• **Exercise prompt**:
Look through the listing below for the line containing "Convert this chart". Copy it and each line after it up to and including the line containing "Chart.register(...registerables);", exactly, leaving out pictures.

──────── Task data ────────

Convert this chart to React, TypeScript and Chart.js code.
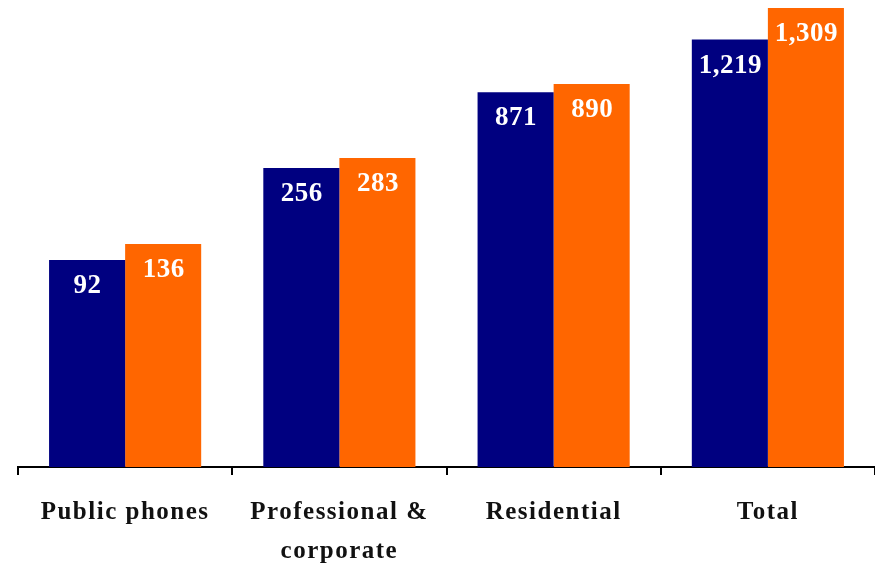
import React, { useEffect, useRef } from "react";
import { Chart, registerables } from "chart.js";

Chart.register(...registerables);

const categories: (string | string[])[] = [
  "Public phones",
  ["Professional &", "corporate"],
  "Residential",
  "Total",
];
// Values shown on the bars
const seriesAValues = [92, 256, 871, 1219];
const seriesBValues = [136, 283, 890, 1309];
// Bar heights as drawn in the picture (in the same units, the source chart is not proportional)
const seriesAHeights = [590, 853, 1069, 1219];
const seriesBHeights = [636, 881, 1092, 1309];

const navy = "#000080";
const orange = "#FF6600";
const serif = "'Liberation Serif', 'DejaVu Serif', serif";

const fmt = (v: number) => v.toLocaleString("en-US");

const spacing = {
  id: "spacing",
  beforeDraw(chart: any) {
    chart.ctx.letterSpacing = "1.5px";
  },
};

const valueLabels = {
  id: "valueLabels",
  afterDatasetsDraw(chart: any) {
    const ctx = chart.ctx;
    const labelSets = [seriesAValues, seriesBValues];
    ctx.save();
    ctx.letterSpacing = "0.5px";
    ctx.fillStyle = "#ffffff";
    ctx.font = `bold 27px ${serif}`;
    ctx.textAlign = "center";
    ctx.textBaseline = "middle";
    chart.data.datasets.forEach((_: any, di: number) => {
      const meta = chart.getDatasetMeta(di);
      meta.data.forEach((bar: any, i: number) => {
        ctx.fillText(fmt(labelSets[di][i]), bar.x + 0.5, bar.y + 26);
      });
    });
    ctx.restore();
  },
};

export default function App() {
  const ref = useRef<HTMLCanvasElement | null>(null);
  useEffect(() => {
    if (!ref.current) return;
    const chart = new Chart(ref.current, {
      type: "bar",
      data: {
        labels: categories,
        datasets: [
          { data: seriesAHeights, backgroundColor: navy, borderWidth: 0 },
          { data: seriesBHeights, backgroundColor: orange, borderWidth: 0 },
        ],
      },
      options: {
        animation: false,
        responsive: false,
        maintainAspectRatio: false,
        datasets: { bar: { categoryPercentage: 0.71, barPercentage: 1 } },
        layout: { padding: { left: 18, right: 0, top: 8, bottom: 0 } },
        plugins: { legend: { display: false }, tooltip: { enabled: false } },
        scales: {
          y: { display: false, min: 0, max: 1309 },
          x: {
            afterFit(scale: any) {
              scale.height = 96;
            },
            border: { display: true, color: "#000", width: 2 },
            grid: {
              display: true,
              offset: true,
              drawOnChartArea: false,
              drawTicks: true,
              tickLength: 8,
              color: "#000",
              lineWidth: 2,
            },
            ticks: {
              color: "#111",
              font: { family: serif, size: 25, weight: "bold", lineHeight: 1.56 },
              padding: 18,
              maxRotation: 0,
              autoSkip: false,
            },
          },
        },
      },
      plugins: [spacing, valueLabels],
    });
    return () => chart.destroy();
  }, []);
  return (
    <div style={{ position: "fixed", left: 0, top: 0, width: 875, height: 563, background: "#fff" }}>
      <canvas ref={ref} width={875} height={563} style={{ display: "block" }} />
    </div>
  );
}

────────
──────── Task data ────────

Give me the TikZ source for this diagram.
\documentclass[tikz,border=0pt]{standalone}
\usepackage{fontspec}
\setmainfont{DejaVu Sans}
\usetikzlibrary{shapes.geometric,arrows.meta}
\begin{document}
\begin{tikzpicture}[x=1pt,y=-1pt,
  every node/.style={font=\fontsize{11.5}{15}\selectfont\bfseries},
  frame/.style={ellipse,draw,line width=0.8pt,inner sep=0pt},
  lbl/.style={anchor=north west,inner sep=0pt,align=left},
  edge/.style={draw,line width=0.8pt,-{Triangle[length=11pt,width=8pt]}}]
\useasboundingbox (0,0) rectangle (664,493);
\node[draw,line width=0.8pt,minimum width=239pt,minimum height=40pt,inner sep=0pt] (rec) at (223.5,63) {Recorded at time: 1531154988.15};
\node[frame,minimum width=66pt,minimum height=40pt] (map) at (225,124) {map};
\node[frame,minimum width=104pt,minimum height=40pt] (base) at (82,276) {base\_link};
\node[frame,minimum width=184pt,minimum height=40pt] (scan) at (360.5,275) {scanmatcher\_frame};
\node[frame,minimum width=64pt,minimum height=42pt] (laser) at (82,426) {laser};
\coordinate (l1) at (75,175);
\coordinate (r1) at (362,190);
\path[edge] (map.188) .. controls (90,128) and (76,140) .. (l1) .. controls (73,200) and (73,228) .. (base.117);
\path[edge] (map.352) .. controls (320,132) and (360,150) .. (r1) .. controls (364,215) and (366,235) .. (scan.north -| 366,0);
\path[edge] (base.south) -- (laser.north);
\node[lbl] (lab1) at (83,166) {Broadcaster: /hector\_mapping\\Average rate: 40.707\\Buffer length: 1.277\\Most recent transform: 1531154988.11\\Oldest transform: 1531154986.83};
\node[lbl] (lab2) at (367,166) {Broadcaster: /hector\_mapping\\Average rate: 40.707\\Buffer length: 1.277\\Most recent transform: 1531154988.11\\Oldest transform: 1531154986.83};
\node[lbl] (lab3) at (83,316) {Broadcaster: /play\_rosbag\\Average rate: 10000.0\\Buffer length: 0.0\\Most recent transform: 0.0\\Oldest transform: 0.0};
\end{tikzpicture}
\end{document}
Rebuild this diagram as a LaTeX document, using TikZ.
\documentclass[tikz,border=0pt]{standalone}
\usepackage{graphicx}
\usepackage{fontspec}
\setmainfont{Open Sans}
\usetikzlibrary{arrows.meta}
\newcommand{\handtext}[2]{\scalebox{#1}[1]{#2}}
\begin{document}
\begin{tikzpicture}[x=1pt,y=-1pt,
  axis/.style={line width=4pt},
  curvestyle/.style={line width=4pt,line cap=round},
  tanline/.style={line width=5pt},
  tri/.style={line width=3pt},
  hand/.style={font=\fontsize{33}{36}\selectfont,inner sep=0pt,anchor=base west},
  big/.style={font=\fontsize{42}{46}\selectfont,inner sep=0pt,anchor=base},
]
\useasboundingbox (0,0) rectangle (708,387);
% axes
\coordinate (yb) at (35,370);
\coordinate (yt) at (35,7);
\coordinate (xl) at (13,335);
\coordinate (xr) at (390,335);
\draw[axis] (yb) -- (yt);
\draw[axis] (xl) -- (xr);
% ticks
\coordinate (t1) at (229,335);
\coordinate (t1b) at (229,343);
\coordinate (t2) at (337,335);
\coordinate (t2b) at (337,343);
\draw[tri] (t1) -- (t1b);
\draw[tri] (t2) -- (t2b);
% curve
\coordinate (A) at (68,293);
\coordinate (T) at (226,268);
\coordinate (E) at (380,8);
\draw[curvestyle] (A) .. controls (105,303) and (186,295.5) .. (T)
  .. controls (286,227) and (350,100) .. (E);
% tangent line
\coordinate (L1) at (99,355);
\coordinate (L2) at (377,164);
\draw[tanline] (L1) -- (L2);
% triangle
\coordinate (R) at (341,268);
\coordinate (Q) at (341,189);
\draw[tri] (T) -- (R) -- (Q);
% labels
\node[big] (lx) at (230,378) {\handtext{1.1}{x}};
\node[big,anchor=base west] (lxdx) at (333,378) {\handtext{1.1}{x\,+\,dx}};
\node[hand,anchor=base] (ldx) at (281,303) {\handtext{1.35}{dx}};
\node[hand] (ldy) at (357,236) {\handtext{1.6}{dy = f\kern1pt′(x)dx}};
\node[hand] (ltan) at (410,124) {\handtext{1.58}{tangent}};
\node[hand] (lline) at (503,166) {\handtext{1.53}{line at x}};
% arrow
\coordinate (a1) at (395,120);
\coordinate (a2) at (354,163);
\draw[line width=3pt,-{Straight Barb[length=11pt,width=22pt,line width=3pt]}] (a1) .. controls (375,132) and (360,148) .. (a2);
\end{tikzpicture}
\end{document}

────────

• **Answer to this task**:
Convert this chart to React, TypeScript and Chart.js code.
import React, { useEffect, useRef } from "react";
import { Chart, registerables } from "chart.js";

Chart.register(...registerables);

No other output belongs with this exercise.